On the other hand, as shown in Figure b, the current signal from the PCBM-doped membrane reached a steady state within the 1 s period of illumination under lateral bias (1–3 V). When the light was turned off, the transmembrane current immediately returned to its original light-off value. The current response upon illumination (difference between light-off and light-on currents) increased from 11.6 to 39.4 pA with an increase in the lateral bias from 1 to 3 V. As shown in Figure S2, the averaged current response, as calculated based on three experiment cycles, was positively correlated with the applied lateral bias, indicating that the lateral bias regulates and amplifies the transmembrane current. In the absence of a lateral bias, as shown in Figure b, the transmembrane current exhibited a gradually decaying upward shift upon illumination, which is similar to that of the nondoped membrane. The slower positive transient could also be attributed to the larger capacitance without the lateral bias than that at higher lateral voltages (see Figure b). These results demonstrate that a phototransistor-like device could be formed based on freestanding hybrid BLMs.

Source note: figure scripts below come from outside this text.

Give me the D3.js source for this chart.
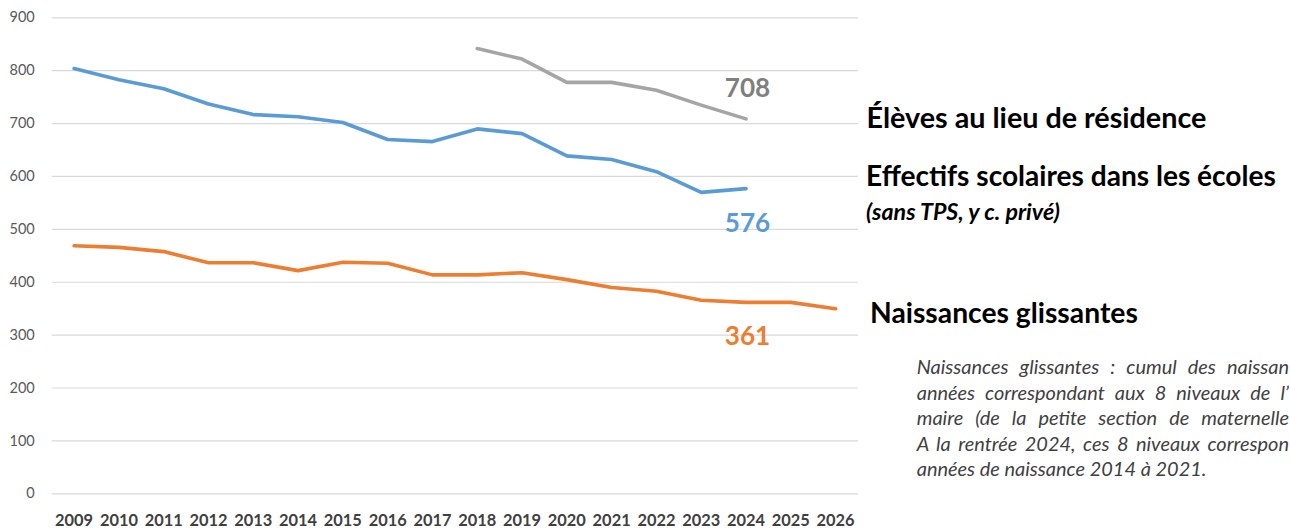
<!DOCTYPE html>
<html><head><meta charset="utf-8">
<script src="https://cdn.jsdelivr.net/npm/d3@7"></script>
<style>
body{margin:0;background:#fff;}
svg{display:block;font-family:Lato,"Open Sans","Liberation Sans",sans-serif;}
</style>
</head><body>
<svg id="c" width="1290" height="529"></svg>
<script>
// ---------- data ----------
const years = [2009,2010,2011,2012,2013,2014,2015,2016,2017,2018,2019,2020,2021,2022,2023,2024,2025,2026];
const yTicks = [0,100,200,300,400,500,600,700,800,900];
const effectifsYears = [2009,2010,2011,2012,2013,2014,2015,2016,2017,2018,2019,2020,2021,2022,2023,2024];
const effectifs = [803,782,765,736,716,712,701,669,665,689,680,638,631,608,569,576];
const elevesYears = [2018,2019,2020,2021,2022,2023,2024];
const eleves = [841,821,777,777,762,734,708];
const naissancesYears = years;
const naissances = [468,465,457,436,436,421,437,435,413,413,417,404,389,382,365,361,361,349];
const endLabels = [
  {year:2024, value:708, text:"708", color:"#7f7f7f", dy:-21.5},
  {year:2024, value:576, text:"576", color:"#5b9bd5", dy:43},
  {year:2024, value:361, text:"361", color:"#ed7d31", dy:42.6}
];
const seriesLabels = [
  {text:"Élèves au lieu de résidence", x:866.5, y:128, w:340, weight:"bold", style:"normal"},
  {text:"Effectifs scolaires dans les écoles", x:866, y:186, w:410, weight:"bold", style:"normal"},
  {text:"(sans TPS, y c. privé)", x:866, y:220, w:194, weight:"bold", style:"italic"},
  {text:"Naissances glissantes", x:870, y:323, w:268, weight:"bold", style:"normal"}
];
const noteLines = [
  "Naissances glissantes : cumul des naissan",
  "années correspondant aux 8 niveaux de l’",
  "maire (de la petite section de maternelle",
  "A la rentrée 2024, ces 8 niveaux correspon",
  "années de naissance 2014 à 2021."
];

// ---------- layout ----------
const svg = d3.select("#c");
const mLeft = 51.7, mRight = 858, mTop = 17.3, mBottom = 493.3;
const x = d3.scaleBand().domain(years).range([mLeft, mRight]);
const cx = d => x(d) + x.bandwidth()/2;
const y = d3.scaleLinear().domain([0,900]).range([mBottom, mTop]);

function fit(sel, width){
  const w = sel.node().getComputedTextLength();
  const fs = parseFloat(sel.attr("font-size"));
  sel.attr("font-size", fs*width/w);
}

// gridlines + y axis
const ya = svg.append("g").attr("transform",`translate(${mLeft},0)`)
  .call(d3.axisLeft(y).tickValues(yTicks).tickSize(-(mRight-mLeft)).tickPadding(17).tickFormat(d3.format("d")));
ya.select(".domain").remove();
ya.selectAll(".tick line").attr("stroke","#d9d9d9").attr("stroke-width",1.2);
ya.selectAll(".tick text").attr("fill","#595959").attr("font-size",14.5)
  .attr("font-family","Lato,'Open Sans',sans-serif");

// x axis
const xa = svg.append("g").attr("transform",`translate(0,${mBottom})`)
  .call(d3.axisBottom(x).tickSize(0).tickPadding(21));
xa.select(".domain").remove();
xa.selectAll(".tick text").attr("fill","#404040").attr("font-size",16.4).attr("font-weight","bold")
  .attr("font-family","Lato,'Open Sans',sans-serif");

// lines
const line = d3.line().x(d=>cx(d[0])).y(d=>y(d[1]));
function draw(ys, vs, color){
  svg.append("path").datum(ys.map((yy,i)=>[yy,vs[i]]))
    .attr("d", line).attr("fill","none").attr("stroke",color)
    .attr("stroke-width",3.6).attr("stroke-linejoin","round").attr("stroke-linecap","round");
}
draw(naissancesYears, naissances, "#ed7d31");
draw(effectifsYears, effectifs, "#5b9bd5");
draw(elevesYears, eleves, "#a5a5a5");

// end value labels
endLabels.forEach(l=>{
  const t = svg.append("text").attr("x", cx(l.year)+1.5).attr("y", y(l.value)+l.dy)
    .attr("text-anchor","middle").attr("font-weight","bold").attr("font-size",26)
    .attr("fill", l.color).text(l.text);
  fit(t, 45.5);
});

// series labels
seriesLabels.forEach(l=>{
  const t = svg.append("text").attr("x",l.x).attr("y",l.y).attr("font-weight",l.weight)
    .attr("font-style",l.style).attr("font-size",24).attr("fill","#000").text(l.text);
  fit(t, l.w);
});

// note (justified, clipped on the right)
const noteX = 916.7, noteTop = 374, noteStep = 25.5;
const last = svg.append("text").attr("x",noteX).attr("y",noteTop+4*noteStep)
  .attr("font-style","italic").attr("font-size",17).attr("fill","#3f3f3f").text(noteLines[4]);
fit(last, 290);
const noteFs = parseFloat(last.attr("font-size"));
noteLines.slice(0,4).forEach((s,i)=>{
  const t = svg.append("text").attr("x",noteX).attr("y",noteTop+i*noteStep)
    .attr("font-style","italic").attr("font-size",noteFs).attr("fill","#3f3f3f").text(s);
  const w = t.node().getComputedTextLength();
  const spaces = (s.match(/ /g)||[]).length;
  const target = 1290 - noteX - 1;
  t.attr("word-spacing", Math.max(0,(target - w)/spaces));
});
</script>
</body></html>
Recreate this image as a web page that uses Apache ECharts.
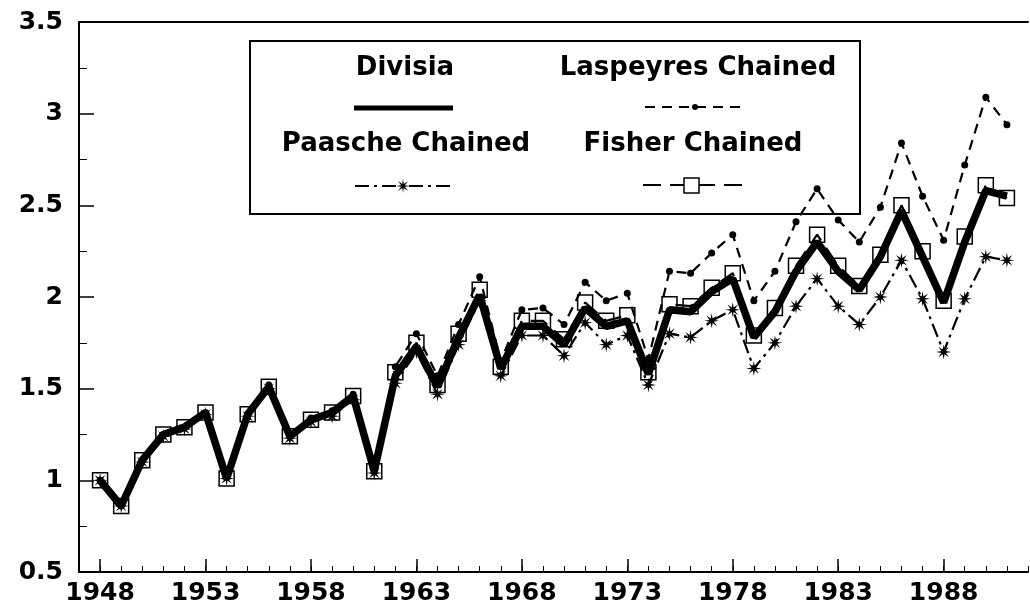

The mechanism responsible for regulating the current by a lateral bias is still not clear. It appears that PCBM or lipid molecules are not structurally altered under a lateral bias, since no transmembrane leakage of pure and PCBM-doped BLMs was detected, as shown in Figure . Therefore, the modulation of photoresponse could be attributed to the effects of light illumination and the lateral electric field that is simultaneously applied to the PCBM-doped BLMs. It has been reported that the photoluminescence and absorption of CdSe nanoparticles that are incorporated into a polymer film would be changed due to the external electric field.[19] Similar behaviors have also been observed in other systems that comprise nanoparticles.[20−22] Therefore, we conclude that the electrical field introduced by the lateral Al electrodes in our experimental setup may have altered the optical characteristics of the PCBM molecules in the BLMs, leading to a phototransistor-like transmembrane current response that is regulated by the lateral bias. More detailed experiments will be needed to confirm the proposed mechanism, which would include comparing the absorption/photoluminescence spectra of the hybrid membranes under different lateral bias values and measuring the distribution of membrane potential using fluorescent labels.

Conclusions

We fabricated a Si chip equipped with two metal electrodes as the support for BLMs. It was confirmed that the additional electrodes and insulating layers around the aperture of the Si chip did not affect the characteristics of the BLMs formed on them. When the lateral bias was applied to the two electrodes on the Si chip, the nondoped and PCBM-doped BLMs maintained high resistance. However, as the lateral bias increased, the capacitance of the BLMs reduced. Without PCBM incorporation, the BLM did not demonstrate a clear response to light illumination or lateral bias. On the other hand, the PCBM-doped BLM showed photoresponse under light illumination and lateral bias. We were able to modulate the transmembrane current by changing the lateral bias. These results indicate that the BLM is a promising platform for hybrid nanodevices.

Experimental Section

Materials and Methods

DPhPC and PCBM were purchased from Avanti Polar Lipid Inc. and Frontier Carbon Corporation, respectively. The BLMs were formed in symmetrical buffer solutions (2 M KCl, 10 mM 4-(2-hydroxyethyl)-1-piperazineethanesulfonic acid, pH 7.2 with KOH), where two Ag/AgCl electrodes were placed at each side. After the BLM formation, current recordings were performed using an Axopatch 200B patch-clamp amplifier (Molecular Devices). The resistance across the BLMs was calculated based on the currents observed at the transmembrane voltage of +100 mV and −100 mV. Capacitance was measured by applying transmembrane ramp voltage pulses of 1 V/s at a holding potential of 0 mV. The BLMs were then repeatedly illuminated by means of an LED light with a center wavelength of 850 nm (Solis High Power LED, Thorlabs) with on and off times of 1 s, which was controlled by a multifunction generator (WF1974, NF Corporation). The applied voltage at the vertical direction during the measurement was −1 V unless otherwise specified.